L’universo immaginario di Twin Peaks ha ispirato diversi libri, saggi e trattazioni nati con l’intento di indagare quel comparto onirico e visionario fatto di doppi, dimensioni, logge e un mondo governato da regole auto-generate. Insomma, una serie tv da rivedere sì, ma anche da studiare. Un’opera seriale che a ogni nuova visione s’insinua e ci scompiglia gli ingranaggi psicologici. Può darsi che anche vedendola in modalità rewind potremmo cogliere nuovi dettagli e nuove chiavi di lettura che, ipotizziamo, potrebbero perfino aprire ulteriori scenari immaginifici. Twin Peaks è inadeguatezza distillata, un’opera in cui è perfino riduttivo, e quasi denigratorio, parlare di colpi di scena.
Queste erano 7 serie tv cervellotiche che vi consigliamo di rivedere. Non tanto per rivivere le stesse suggestioni, quanto per capirci finalmente qualcosa.

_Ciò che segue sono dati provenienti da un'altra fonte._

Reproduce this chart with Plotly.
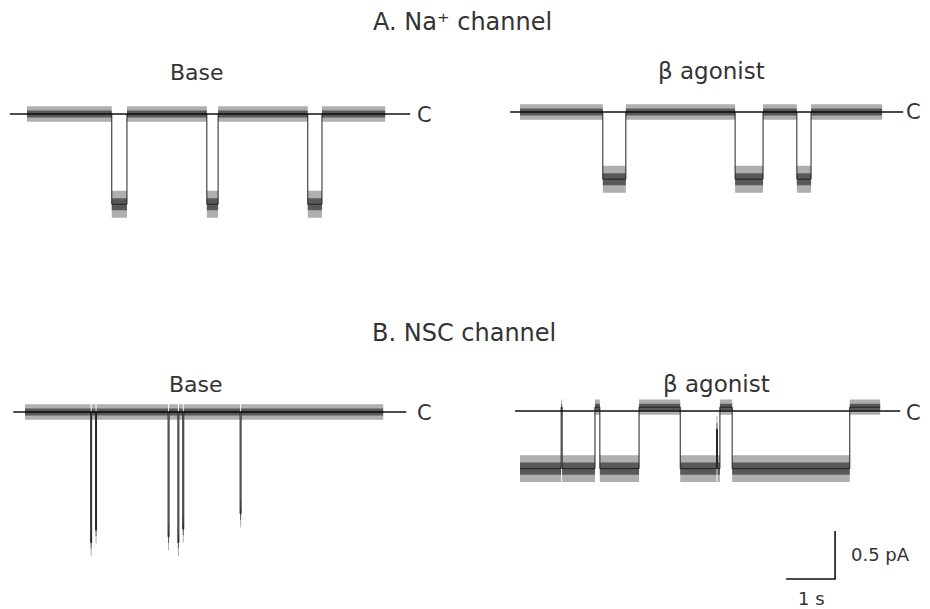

In questa lista avremmo potuto inserire tante altre serie tv grandiose e complesse, come Game of Thrones, X-Files, Hannibal, Watchman o Legion. Ma abbiamo optato per quelle che, più di tutte, sono costruite per sfidare le capacità cognitive dello spettatore. Visioni stratificate e cavillose, che confondo perfino il pubblico più attento.